Prometheus is an open-source monitoring system, designed for collecting and querying time-series data. It scrapes metrics from configured targets and stores them for querying.

Example Prometheus Deployment:

apiVersion: apps/v1
kind: Deployment
metadata:
  name: prometheus
spec:
  replicas: 1
  selector:
    matchLabels:
      app: prometheus
  template:
    metadata:
      labels:
        app: prometheus
    spec:
      containers:
      - name: prometheus
        image: prom/prometheus:v2.30.1
        args:
        - --config.file=/etc/prometheus/prometheus.yml
        - --storage.tsdb.path=/prometheus
        volumeMounts:
        - name: config-volume
          mountPath: /etc/prometheus
        - name: data
          mountPath: /prometheus
      volumes:
      - name: config-volume
        configMap:
          name: prometheus-config
      - name: data
        emptyDir: {}

b. Grafana

Grafana is a popular visualization tool that integrates with Prometheus to create dashboards and alerts.

Example Grafana Deployment:

apiVersion: apps/v1
kind: Deployment
metadata:
  name: grafana
spec:
  replicas: 1
  selector:
    matchLabels:
      app: grafana
  template:
    metadata:
      labels:
        app: grafana
    spec:
      containers:
      - name: grafana
        image: grafana/grafana:8.1.5
        ports:
        - containerPort: 3000

Logging with Elasticsearch and Fluentd

a. Elasticsearch

Elasticsearch is a distributed search and analytics engine that can be used to store and index logs generated by your Kubernetes applications.

Example Elasticsearch Deployment:

apiVersion: apps/v1
kind: Deployment
metadata:
  name: elasticsearch
spec:
  replicas: 1
  selector:
    matchLabels:
      app: elasticsearch
  template:
    metadata:
      labels:
        app: elasticsearch
    spec:
      containers:
      - name: elasticsearch
        image: docker.elastic.co/elasticsearch/elasticsearch:7.15.0

b.

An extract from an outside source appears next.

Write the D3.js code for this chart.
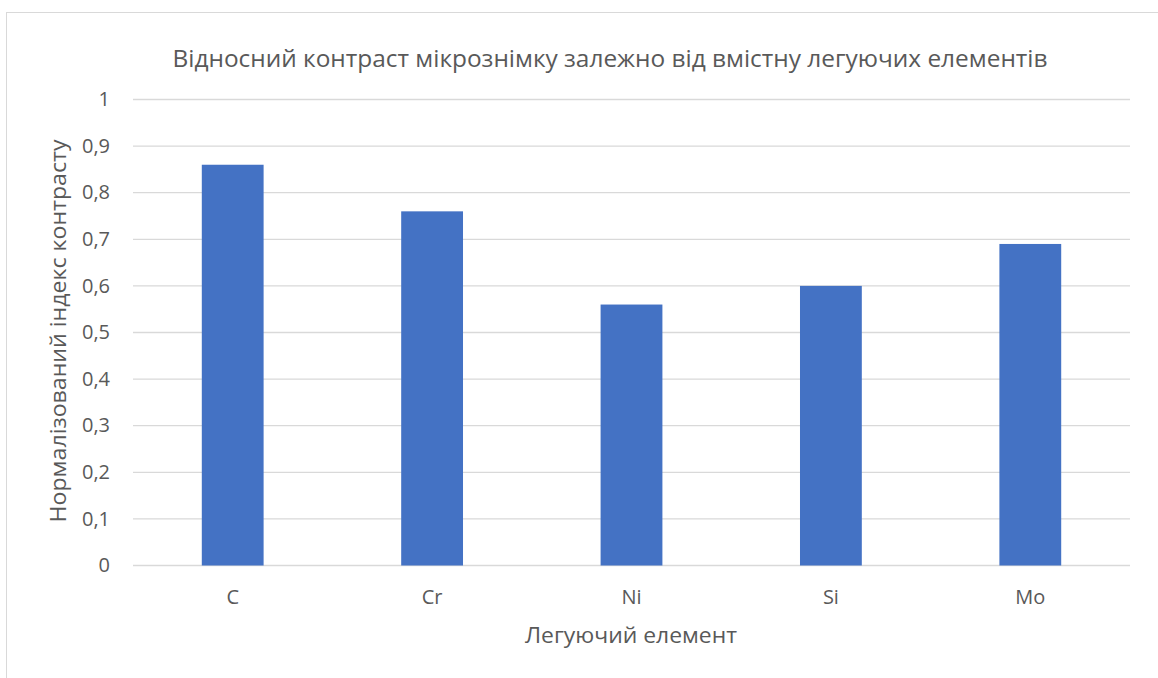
<!DOCTYPE html>
<html>
<head>
<meta charset="utf-8">
<script src="https://cdn.jsdelivr.net/npm/d3@7"></script>
<style>
  body { margin: 0; background: #fff; }
  text { font-family: "Open Sans", "Noto Sans", sans-serif; fill: #595959; }
</style>
</head>
<body>
<div id="vis"></div>
<script>
const elements = ["C", "Cr", "Ni", "Si", "Mo"];
const contrast = [0.86, 0.76, 0.56, 0.60, 0.69];
const yTicks = [0, 0.1, 0.2, 0.3, 0.4, 0.5, 0.6, 0.7, 0.8, 0.9, 1];

const width = 1158, height = 678;
const svg = d3.select("#vis")
    .append("svg")
    .attr("width", width)
    .attr("height", height);

// chart frame
svg.append("rect")
    .attr("x", 6.5)
    .attr("y", 12.5)
    .attr("width", width + 20)
    .attr("height", height + 20)
    .attr("fill", "#fff")
    .attr("stroke", "#d9d9d9");

const plotLeft = 133, plotRight = 1130, plotTop = 99.5, plotBottom = 565.5;

const x = d3.scaleBand()
    .domain(elements)
    .range([plotLeft, plotRight])
    .paddingInner(0.69)
    .paddingOuter(0.345);

const y = d3.scaleLinear()
    .domain([0, 1])
    .range([plotBottom, plotTop]);

// gridlines
svg.append("g")
    .selectAll("line")
    .data(yTicks)
    .enter()
    .append("line")
    .attr("x1", plotLeft)
    .attr("x2", plotRight)
    .attr("y1", d => y(d))
    .attr("y2", d => y(d))
    .attr("stroke", "#d9d9d9")
    .attr("stroke-width", 1.3);

// bars
svg.append("g")
    .selectAll("rect")
    .data(elements)
    .enter()
    .append("rect")
    .attr("x", d => x(d))
    .attr("width", x.bandwidth())
    .attr("y", (d, i) => y(contrast[i]))
    .attr("height", (d, i) => y(0) - y(contrast[i]))
    .attr("fill", "#4472c4");

// y tick labels
const fmt = d => String(d).replace(".", ",");
svg.append("g")
    .selectAll("text")
    .data(yTicks)
    .enter()
    .append("text")
    .attr("x", 110)
    .attr("y", d => y(d))
    .attr("dy", "0.33em")
    .attr("text-anchor", "end")
    .style("font-size", "20px")
    .text(fmt);

// x tick labels
svg.append("g")
    .selectAll("text")
    .data(elements)
    .enter()
    .append("text")
    .attr("x", d => x(d) + x.bandwidth() / 2)
    .attr("y", 604)
    .attr("text-anchor", "middle")
    .style("font-size", "20px")
    .text(d => d);

// title
svg.append("text")
    .attr("x", 610)
    .attr("y", 67)
    .attr("text-anchor", "middle")
    .attr("textLength", 875)
    .attr("lengthAdjust", "spacingAndGlyphs")
    .style("font-size", "23px")
    .text("Відносний контраст мікрознімку залежно від вмістну легуючих елементів");

// axis titles
svg.append("text")
    .attr("x", 631)
    .attr("y", 643)
    .attr("text-anchor", "middle")
    .attr("textLength", 212)
    .attr("lengthAdjust", "spacingAndGlyphs")
    .style("font-size", "21px")
    .text("Легуючий елемент");

svg.append("text")
    .attr("transform", "translate(66,331) rotate(-90)")
    .attr("text-anchor", "middle")
    .attr("textLength", 383)
    .attr("lengthAdjust", "spacingAndGlyphs")
    .style("font-size", "22px")
    .text("Нормалізований індекс контрасту");
</script>
</body>
</html>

Fluentd

Fluentd is an open-source data collector that streams and forwards logs to Elasticsearch.

Example Fluentd DaemonSet:

apiVersion: apps/v1
kind: DaemonSet
metadata:
  name: fluentd
spec:
  selector:
    matchLabels:
      app: fluentd
  template:
    metadata:
      labels:
        app: fluentd
    spec:
      containers:
      - name: fluentd
        image: fluent/fluentd:v1.14.2

Best Practices for Monitoring and Logging

a. Labeling and Annotations

Consistently label and annotate your Kubernetes resources to facilitate efficient monitoring and logging.

b. Monitoring Custom Metrics

Customize monitoring to capture application-specific metrics relevant to your business requirements.

c. Logs Retention and Rotation

Implement log retention and rotation policies to manage log storage effectively.

In Summary

Monitoring and logging are indispensable pillars of a robust Kubernetes deployment . By following best practices for monitoring Kubernetes clusters and leveraging powerful tools like Prometheus, Grafana, Elasticsearch, and Fluentd, you can establish a seamless observability framework. Armed with comprehensive monitoring and logging, you gain invaluable insights into your applications’ health, resource utilization, and behavior, empowering you to proactively identify and address issues. Implementing these practices ensures that your Kubernetes ecosystem operates optimally, supporting your business objectives with unparalleled visibility.